Na obra "Vidas para Consumo: a transformação das pessoas em mercadoria", o filósofo alemão Zygmunt Bauman alerta que vivemos em uma sociedade de consumo na qual as pessoas são estimuladas a consumir, transformando as relações pessoais em mercadorias a serem negociadas. Uma passagem do livro sintetiza todo a trama da venda de maquiagem do episódio citado acima: 

"...o principal motivo que os estimula a se engajar numa incessante atividade de consumo, é sair dessa invisibilidade e imaterialidade cinza e monótona, destacando-se da massa de objetos indistinguíveis" (Bauman, 2006, p. 12).


Considerações finais

Esse estudo concluiu que obras de teor marxista foram de forte influência na construção de sátiras do consumo nesta sitcom norte-americana.

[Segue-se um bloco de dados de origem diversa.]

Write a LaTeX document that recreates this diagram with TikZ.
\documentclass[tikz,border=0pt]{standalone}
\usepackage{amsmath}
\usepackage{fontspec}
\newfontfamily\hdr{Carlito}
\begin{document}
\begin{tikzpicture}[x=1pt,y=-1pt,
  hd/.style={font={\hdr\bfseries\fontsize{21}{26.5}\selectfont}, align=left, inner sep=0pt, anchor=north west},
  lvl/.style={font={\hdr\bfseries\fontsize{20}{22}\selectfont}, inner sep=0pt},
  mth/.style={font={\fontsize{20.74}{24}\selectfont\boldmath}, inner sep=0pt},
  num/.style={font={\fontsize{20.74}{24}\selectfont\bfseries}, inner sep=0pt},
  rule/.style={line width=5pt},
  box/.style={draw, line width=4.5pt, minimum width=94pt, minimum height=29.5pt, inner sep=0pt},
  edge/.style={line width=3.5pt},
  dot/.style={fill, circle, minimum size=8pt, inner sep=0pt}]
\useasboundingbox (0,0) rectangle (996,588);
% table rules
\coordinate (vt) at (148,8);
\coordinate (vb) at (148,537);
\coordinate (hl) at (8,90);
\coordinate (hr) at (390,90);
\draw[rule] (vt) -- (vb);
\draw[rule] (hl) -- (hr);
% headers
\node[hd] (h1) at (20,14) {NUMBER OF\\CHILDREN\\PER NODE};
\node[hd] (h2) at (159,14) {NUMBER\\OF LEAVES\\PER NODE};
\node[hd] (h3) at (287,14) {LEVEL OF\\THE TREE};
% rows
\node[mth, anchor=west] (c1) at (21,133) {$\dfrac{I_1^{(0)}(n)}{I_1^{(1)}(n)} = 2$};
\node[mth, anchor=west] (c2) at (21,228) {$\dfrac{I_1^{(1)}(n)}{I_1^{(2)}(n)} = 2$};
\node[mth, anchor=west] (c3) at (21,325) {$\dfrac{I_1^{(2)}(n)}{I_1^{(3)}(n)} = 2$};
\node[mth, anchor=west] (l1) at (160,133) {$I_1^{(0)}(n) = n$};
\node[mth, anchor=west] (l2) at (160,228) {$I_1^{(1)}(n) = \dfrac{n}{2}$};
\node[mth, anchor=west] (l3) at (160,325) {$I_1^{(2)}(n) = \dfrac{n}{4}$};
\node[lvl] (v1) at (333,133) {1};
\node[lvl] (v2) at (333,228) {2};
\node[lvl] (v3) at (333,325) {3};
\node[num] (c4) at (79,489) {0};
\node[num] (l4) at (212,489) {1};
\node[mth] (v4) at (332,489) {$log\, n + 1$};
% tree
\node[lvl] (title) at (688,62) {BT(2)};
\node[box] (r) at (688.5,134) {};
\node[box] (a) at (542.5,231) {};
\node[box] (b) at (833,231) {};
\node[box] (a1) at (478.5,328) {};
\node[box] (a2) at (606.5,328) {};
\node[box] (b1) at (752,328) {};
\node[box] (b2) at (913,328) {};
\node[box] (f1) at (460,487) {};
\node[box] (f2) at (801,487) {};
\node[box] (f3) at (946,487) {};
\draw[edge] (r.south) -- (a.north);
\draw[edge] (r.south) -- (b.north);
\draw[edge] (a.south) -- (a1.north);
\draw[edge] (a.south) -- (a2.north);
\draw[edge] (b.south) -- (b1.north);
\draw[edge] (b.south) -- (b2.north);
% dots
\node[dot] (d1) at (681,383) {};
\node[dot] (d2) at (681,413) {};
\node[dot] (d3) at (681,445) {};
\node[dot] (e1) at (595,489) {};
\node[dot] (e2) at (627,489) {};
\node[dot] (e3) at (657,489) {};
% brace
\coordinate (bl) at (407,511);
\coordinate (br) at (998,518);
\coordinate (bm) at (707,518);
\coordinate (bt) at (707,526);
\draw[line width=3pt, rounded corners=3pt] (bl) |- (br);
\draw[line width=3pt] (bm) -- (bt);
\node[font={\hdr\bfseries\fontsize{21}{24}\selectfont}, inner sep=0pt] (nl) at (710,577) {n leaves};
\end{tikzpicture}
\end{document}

Conceitos como valor de uso, valor de troca e mais-valia podem ter sido pensados no contexto do século XIX, mas ainda exercem uma grande influência na maneira como as pessoas enxergam as relações de trabalho e a sociedade de consumo. Nesse contexto, "Todo Mundo Odeia o Chris" se destaca como um forte produto cultural de Hollywood que questiona a hierarquia social vigente e faz o espectador pensar em temas raciais e econômicos.

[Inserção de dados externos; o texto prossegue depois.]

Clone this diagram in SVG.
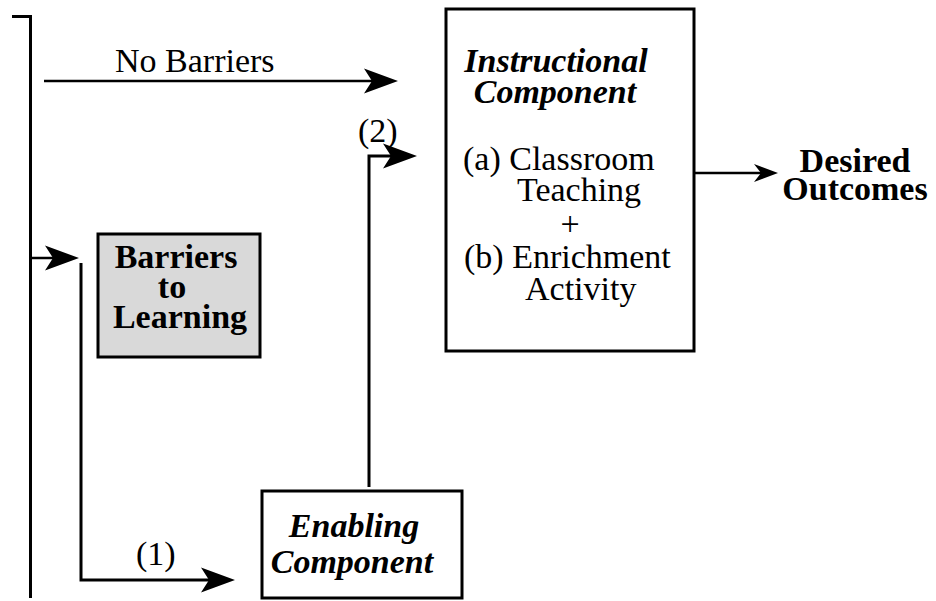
<svg xmlns="http://www.w3.org/2000/svg" width="936" height="601" viewBox="0 0 936 601">
<style>
text{font-family:"Liberation Serif","Times New Roman",serif;font-size:34px;fill:#000}
.b{font-weight:bold}
.bi{font-weight:bold;font-style:italic}
.box{fill:#fff;stroke:#000;stroke-width:3}
.gray{fill:#d9d9d9}
.ln{fill:none;stroke:#000;stroke-width:2.5}
.thick{stroke-width:3}
</style>
<defs>
<marker id="ah" viewBox="-36 -14 37 28" markerWidth="37" markerHeight="28" refX="-25" refY="0" orient="auto" markerUnits="userSpaceOnUse">
<path d="M0,0 L-34,-12.5 L-26,0 L-34,12.5 Z" fill="#000"/>
</marker>
<marker id="ahs" viewBox="-25 -10 26 20" markerWidth="26" markerHeight="20" refX="-15" refY="0" orient="auto" markerUnits="userSpaceOnUse">
<path d="M0,0 L-24,-9 L-17,0 L-24,9 Z" fill="#000"/>
</marker>
</defs>
<g id="connectors">
<path class="ln thick" d="M12,16.5 H30.5 V598"/>
<path class="ln" d="M44,81 H373" marker-end="url(#ah)"/>
<path class="ln thick" d="M369,487 V156 H392" marker-end="url(#ah)"/>
<path class="ln" d="M30,258 H54" marker-end="url(#ah)"/>
<path class="ln thick" d="M81,263 V580 H210" marker-end="url(#ah)"/>
<path class="ln" d="M694,173 H763" marker-end="url(#ahs)"/>
<text x="115" y="72">No Barriers</text>
<text x="358" y="142">(2)</text>
<text x="136" y="565">(1)</text>
</g>
<g id="instructional">
<rect class="box" x="446" y="9" width="248" height="342"/>
<text class="bi" x="556" y="72" text-anchor="middle">Instructional</text>
<text class="bi" x="555" y="103" text-anchor="middle">Component</text>
<text x="463" y="170">(a) Classroom</text>
<text x="517" y="201">Teaching</text>
<text x="570" y="235" text-anchor="middle">+</text>
<text x="464" y="268">(b) Enrichment</text>
<text x="525" y="300">Activity</text>
</g>
<g id="barriers">
<rect class="box gray" x="98" y="234" width="162" height="123"/>
<text class="b" x="176" y="268" text-anchor="middle">Barriers</text>
<text class="b" x="172" y="298" text-anchor="middle">to</text>
<text class="b" x="180" y="328" text-anchor="middle">Learning</text>
</g>
<g id="enabling">
<rect class="box" x="262" y="491" width="200" height="107"/>
<text class="bi" x="354" y="537" text-anchor="middle">Enabling</text>
<text class="bi" x="352" y="573" text-anchor="middle">Component</text>
</g>
<g id="outcomes">
<text class="b" x="855" y="172" text-anchor="middle">Desired</text>
<text class="b" x="855" y="200" text-anchor="middle">Outcomes</text>
</g>
</svg>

Referências Bibliográficas

BAUMAN, Zygmunt. Introdução: o segredo mais bem guardado da sociedade de consumidores. In: ________. Vida para consumo: a transformação das pessoas 
em mercadoria. Rio de Janeiro: Zahar, 2008.

DOUGLAS, Mary; ISHERWOOD, Baron. Por que as pessoas querem bens. In: _______. O mundo dos bens: para uma antropologia do consumo. Rio de Janeiro: Editora UFRJ, 2009, p. 51-62.

JENKINS, Henry. Cultura da Convergência. Introdução In:_____ Venere no Altar da Convergência. 2 ed. São Paulo: Aleph, 2009, p. 29-51.

MARX, K. O Capital - Livro I – crítica da economia política: O processo de produção do capital. Tradução Rubens Enderle. São Paulo: Boitempo, 2013, p. 204-219.

MARX, K. (1859). Para a Crítica da Economia Política. São Paulo: Abril Cultural,1982 (Os Economistas).

MARX, K. (1867). O Capital (Livro 1). Rio de Janeiro: Bertrand Brasil, 1989, 12. ed.